As soon as it was announced that Durant was planning on signing with his one-time rivals, many fans and prognosticators essentially began to "crown" the Warriors as the favourites to win the title, despite the fact that they could not win it with a two-game lead against the Cleveland Cavaliers in June.

Curry tried to downplay that during the team's media day prior to the start of training camp.

"There's no more pressure than there was last year," Curry said. "Coming off trying to defend the regular season that we had, getting to Game 7 of the finals, that was so much fun. It's what you live for. It's what you play for." 

It is far from outlandish to assume a team that won more regular-season games than anyone in history could win it all again, but this is not the same Warriors team.
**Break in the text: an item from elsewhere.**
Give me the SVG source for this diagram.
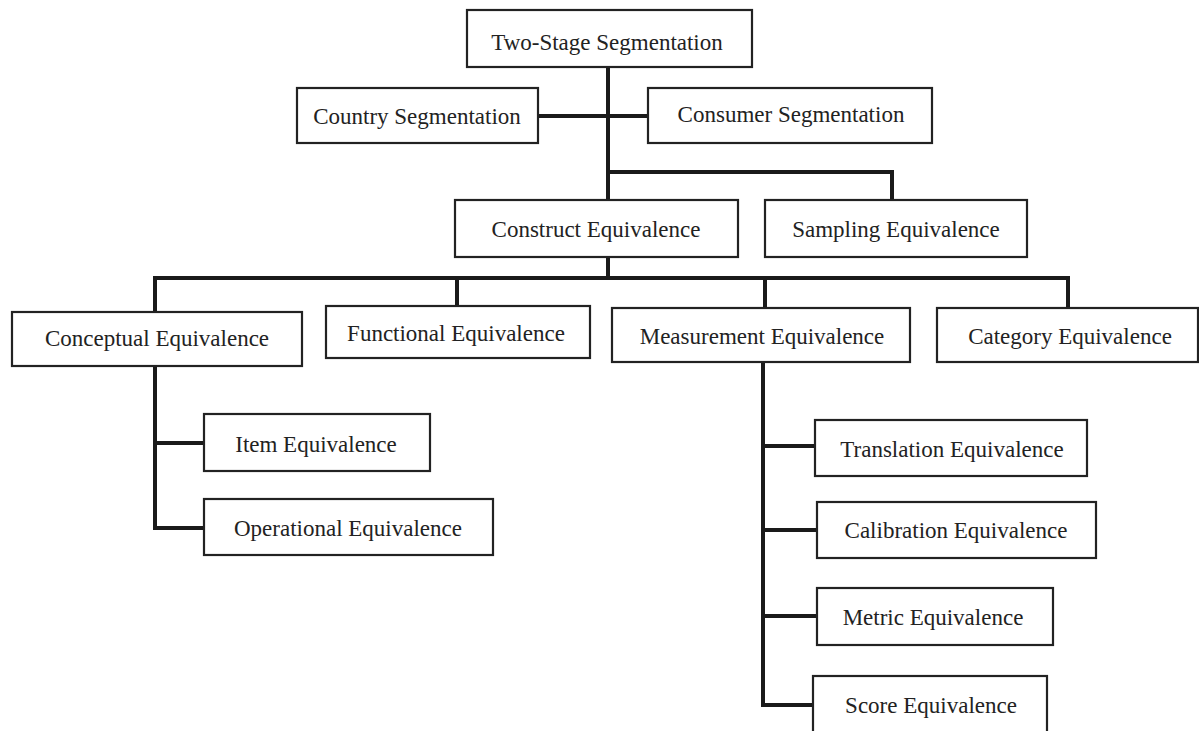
<svg xmlns="http://www.w3.org/2000/svg" width="1199" height="731" viewBox="0 0 1199 731">
<style>
.box{fill:#fff;stroke:#222;stroke-width:2.2}
.t{font-family:"Liberation Serif","Times New Roman",serif;font-size:23px;fill:#222;text-anchor:middle}
.c{fill:none;stroke:#1a1a1a;stroke-width:4;stroke-linecap:square}
</style>
<rect width="1199" height="731" fill="#fff"/>
<g id="connectors">
<path class="c" d="M608 67V278"/>
<path class="c" d="M538 116H648"/>
<path class="c" d="M608 172H892V200"/>
<path class="c" d="M155 312V278H1068V308"/>
<path class="c" d="M457 278V306"/>
<path class="c" d="M765 278V308"/>
<path class="c" d="M155 366V528H204"/>
<path class="c" d="M155 443H204"/>
<path class="c" d="M763 362V705H813"/>
<path class="c" d="M763 446H815"/>
<path class="c" d="M763 530H817"/>
<path class="c" d="M763 616H817"/>
</g>
<g id="n-two-stage"><rect class="box" x="467" y="10" width="285" height="57"/><text class="t" x="607" y="50">Two-Stage Segmentation</text></g>
<g id="n-country"><rect class="box" x="297" y="88" width="241" height="55"/><text class="t" x="417" y="124">Country Segmentation</text></g>
<g id="n-consumer"><rect class="box" x="648" y="88" width="284" height="55"/><text class="t" x="791" y="122">Consumer Segmentation</text></g>
<g id="n-construct"><rect class="box" x="455" y="200" width="283" height="57"/><text class="t" x="596" y="237">Construct Equivalence</text></g>
<g id="n-sampling"><rect class="box" x="765" y="200" width="262" height="57"/><text class="t" x="896" y="237">Sampling Equivalence</text></g>
<g id="n-conceptual"><rect class="box" x="12" y="312" width="290" height="54"/><text class="t" x="157" y="346">Conceptual Equivalence</text></g>
<g id="n-functional"><rect class="box" x="326" y="306" width="264" height="52"/><text class="t" x="456" y="341">Functional Equivalence</text></g>
<g id="n-measurement"><rect class="box" x="612" y="308" width="298" height="54"/><text class="t" x="762" y="344">Measurement Equivalence</text></g>
<g id="n-category"><rect class="box" x="937" y="308" width="261" height="54"/><text class="t" x="1070" y="344">Category Equivalence</text></g>
<g id="n-item"><rect class="box" x="204" y="414" width="226" height="57"/><text class="t" x="316" y="452">Item Equivalence</text></g>
<g id="n-operational"><rect class="box" x="204" y="499" width="289" height="56"/><text class="t" x="348" y="536">Operational Equivalence</text></g>
<g id="n-translation"><rect class="box" x="815" y="420" width="272" height="56"/><text class="t" x="952" y="457">Translation Equivalence</text></g>
<g id="n-calibration"><rect class="box" x="817" y="502" width="279" height="56"/><text class="t" x="956" y="538">Calibration Equivalence</text></g>
<g id="n-metric"><rect class="box" x="817" y="588" width="236" height="57"/><text class="t" x="933" y="625">Metric Equivalence</text></g>
<g id="n-score"><rect class="box" x="813" y="676" width="234" height="60"/><text class="t" x="931" y="713">Score Equivalence</text></g>
</svg>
Seven players from last season's team are no longer there, including starters Harrison Barnes and Andrew Bogut. Both ended up on the Dallas Mavericks, with Barnes leaving via free agency and the Warriors trading Bogut in order to help pay Durant's new salary. Bench spark plug Leandro Barbosa and valuable contributor Marreese Speights are also out of the picture this year.

So how deeply will the losses of role players affect the Warriors? There is a good chance we will know sooner rather than later. One of the things that made them so good over the past couple of seasons was its deep bench. And we saw what LeBron James and company were able to do last year without Bogut to guard the rim. 

While the Warriors have the potential to win 70-plus games, they may be better off not doing so.

"This year we're as confident as we were last year," Curry said. "But it will be a different journey."

And we will all be here to watch it. 

Whatever happens, the Warriors will likely continue to give us must-see basketball theatre, but unless they finish what they could not last year, it may be another disappointment.